Pope Benedict explained that this process was described as “passive” by the 16-century saint because the process was carried out by the mysterious action of the Holy Spirit which “consumes every impurity.”

“In this state,” said the Pope, “the soul is subjected to every type of trial, as if it finds itself in a dark night.”

In “Dark Night” and his other major works, St. John of the Cross helps people to understand his “vast and profound mystical doctrine, whose objective is to describe a sure way to achieve holiness, the state of perfection to which God calls all of us,” he added.

In both its active and passive moments, the process “requires our determined effort, but it is God who is the real center, “ explained the Pope. “All man can do is dispose himself and humble himself before the loving work of God in the soul.

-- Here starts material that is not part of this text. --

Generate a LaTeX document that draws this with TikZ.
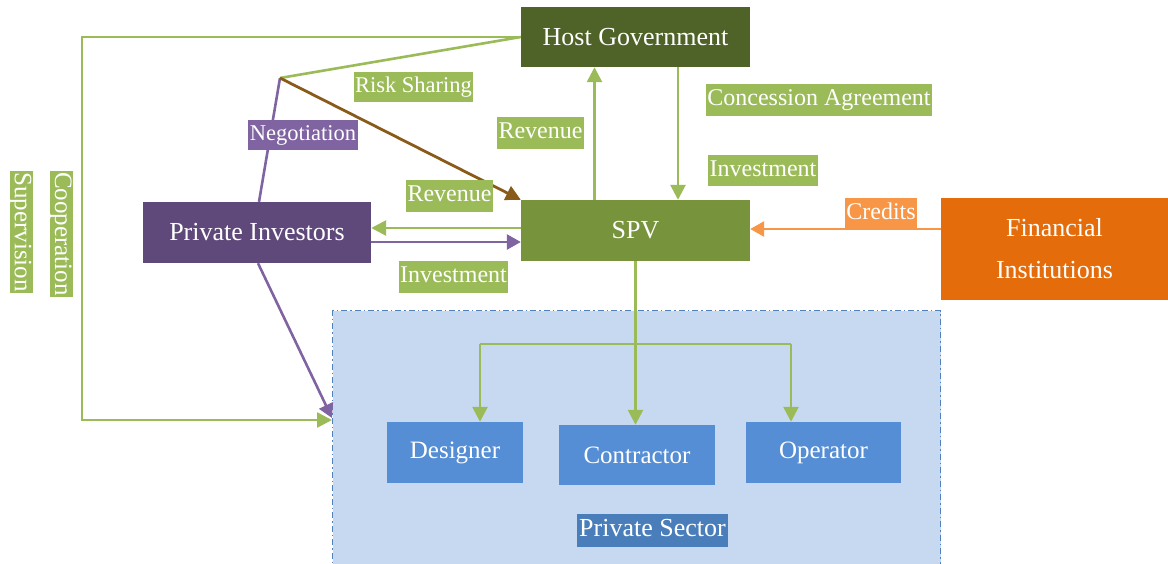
\documentclass[tikz,border=0pt]{standalone}
\usepackage{fontspec}
\setmainfont{Liberation Serif}
\usetikzlibrary{arrows.meta}
\definecolor{hostg}{HTML}{4F6228}
\definecolor{spvg}{HTML}{77933C}
\definecolor{lgreen}{HTML}{9BBB59}
\definecolor{pinv}{HTML}{5F497A}
\definecolor{lpurple}{HTML}{8064A2}
\definecolor{finor}{HTML}{E46C0A}
\definecolor{lorange}{HTML}{F79646}
\definecolor{contfill}{HTML}{C6D9F1}
\definecolor{contline}{HTML}{4F81BD}
\definecolor{bluebox}{HTML}{558ED5}
\definecolor{pslab}{HTML}{4A7EBB}
\definecolor{brownar}{HTML}{8A5A19}
\tikzset{
  mainbox/.style={draw=none, text=white, font=\fontsize{26}{30}\selectfont, inner sep=0pt},
  lab/.style={text=white, font=\fontsize{24}{24}\selectfont, inner xsep=1.5pt, inner ysep=4.5pt, text height=17pt, text depth=5.5pt},
  smalllab/.style={lab, font=\fontsize{22.5}{24}\selectfont, text height=16pt, text depth=5pt},
  vlab/.style={lab, fill=lgreen, rotate=-90, font=\fontsize{25}{25}\selectfont, inner xsep=1pt, inner ysep=0.5pt, text height=17pt, text depth=5pt},
  gline/.style={draw=lgreen, line width=2.6pt},
  garrow/.style={gline, -{Triangle[length=15pt,width=15pt]}},
  pline/.style={draw=lpurple, line width=2.6pt},
  parrow/.style={pline, -{Triangle[length=14pt,width=15pt]}},
}
\begin{document}
\begin{tikzpicture}[x=1pt,y=-1pt]
\useasboundingbox (0,0) rectangle (1168,563);
% container
\node[fill=contfill, draw=contline, line width=1.2pt, dash pattern=on 6pt off 3pt on 1.5pt off 3pt, minimum width=608pt, minimum height=270pt, anchor=north west, inner sep=0pt] (ps) at (332,310) {};
\node[lab, fill=pslab, font=\fontsize{26}{26}\selectfont, text height=18pt, text depth=6pt, inner ysep=4.5pt, minimum width=151pt] (pslabel) at (652.5,530) {Private Sector};
% main boxes
\node[mainbox, fill=hostg, minimum width=229pt, minimum height=60pt] (hg) at (635.5,37) {Host Government};
\node[mainbox, fill=spvg, minimum width=229pt, minimum height=61pt] (spv) at (635.5,230.5) {SPV};
\node[mainbox, fill=pinv, minimum width=228pt, minimum height=61pt] (pi) at (257,232.5) {Private Investors};
\node[mainbox, fill=finor, minimum width=227pt, minimum height=102pt, align=center, font=\fontsize{26}{42}\selectfont] (fi) at (1054.5,249) {Financial\\Institutions};
\node[mainbox, fill=bluebox, minimum width=136pt, minimum height=61pt, font=\fontsize{25}{30}\selectfont] (des) at (455,452.5) {Designer};
\node[mainbox, fill=bluebox, minimum width=156pt, minimum height=60pt, font=\fontsize{25}{30}\selectfont] (con) at (637,455) {Contractor};
\node[mainbox, fill=bluebox, minimum width=155pt, minimum height=61pt, font=\fontsize{25}{30}\selectfont] (op) at (823.5,452.5) {Operator};
% helper coordinates
\coordinate (v) at (280,78);
\coordinate (lc) at (82,420);
\coordinate (ga) at (0,228);
\coordinate (pa) at (0,242);
\coordinate (oa) at (0,229);
\coordinate (up) at (594.5,0);
\coordinate (dn) at (678,0);
\coordinate (br) at (0,344);
\coordinate (dl) at (480,0);
\coordinate (dr) at (791,0);
\coordinate (pt) at (0,418);
% connectors
\draw[gline] (hg.west) -- (v);
\draw[garrow] (hg.west) -| (lc) -- (ps.west |- lc);
\draw[pline] (v) -- ([xshift=2pt]pi.north);
\draw[draw=brownar, line width=2.8pt, -{Triangle[length=15pt,width=15pt]}] (v) -- (spv.north west);
\draw[garrow] (spv.north -| up) -- (hg.south -| up);
\draw[garrow] (hg.south -| dn) -- (spv.north -| dn);
\draw[garrow] (spv.west |- ga) -- (pi.east |- ga);
\draw[parrow] (pi.east |- pa) -- (spv.west |- pa);
\draw[draw=lorange, line width=2.6pt, -{Triangle[length=14pt,width=15pt]}] (fi.west |- oa) -- (spv.east |- oa);
\draw[parrow] ([xshift=1pt]pi.south) -- (ps.west |- pt);
\draw[garrow] (spv.south) -- (spv.south |- con.north);
\draw[gline] (dl |- br) -- (dr |- br);
\draw[garrow] (dl |- br) -- (dl |- des.north);
\draw[garrow] (dr |- br) -- (dr |- op.north);
% labels
\node[smalllab, fill=lgreen] (rs) at (413.5,86.5) {Risk Sharing};
\node[smalllab, fill=lpurple] (neg) at (303,135) {Negotiation};
\node[lab, fill=lgreen] (rev1) at (540.5,133) {Revenue};
\node[lab, fill=lgreen] (ca) at (819,100) {Concession Agreement};
\node[lab, fill=lgreen] (inv1) at (763,170.5) {Investment};
\node[lab, fill=lgreen] (rev2) at (449.5,196) {Revenue};
\node[lab, fill=lgreen] (inv2) at (453.5,277) {Investment};
\node[lab, fill=lorange] (cr) at (881,213.5) {Credits};
\node[vlab] (coop) at (61,234) {Cooperation};
\node[vlab] (sup) at (21,232) {Supervision};
\end{tikzpicture}
\end{document}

“In this sense, John is for us a model of humble dedication and of faithful perseverance on the road to spiritual maturity.”

His was not an easy life, lived “on the clouds” of mysticism, said the Pope. Rather it was a “tough” life that can show people still today that faith in Christ is not an “extra weight to the already sufficiently heavy burden of our lives.

“If a man brings about in himself a great love, this love almost gives him wings,” said the Pope. In this case, it is easier to deal with “all of the bothers of life, because he carries within him a great light.”

“This is the faith,” said the Pope, “being called by God and allowing ourselves to be loved by God in Jesus Christ.”

It is the “light” that gives us strength to carry the burden, he concluded. “And sanctity is not a task to be accomplished on our own ... but it is precisely this ‘openness,’ opening the windows of our souls so that the light of God might enter, not forgetting God because precisely in the openness to his light we find strength, we find the joy of the redeemed.”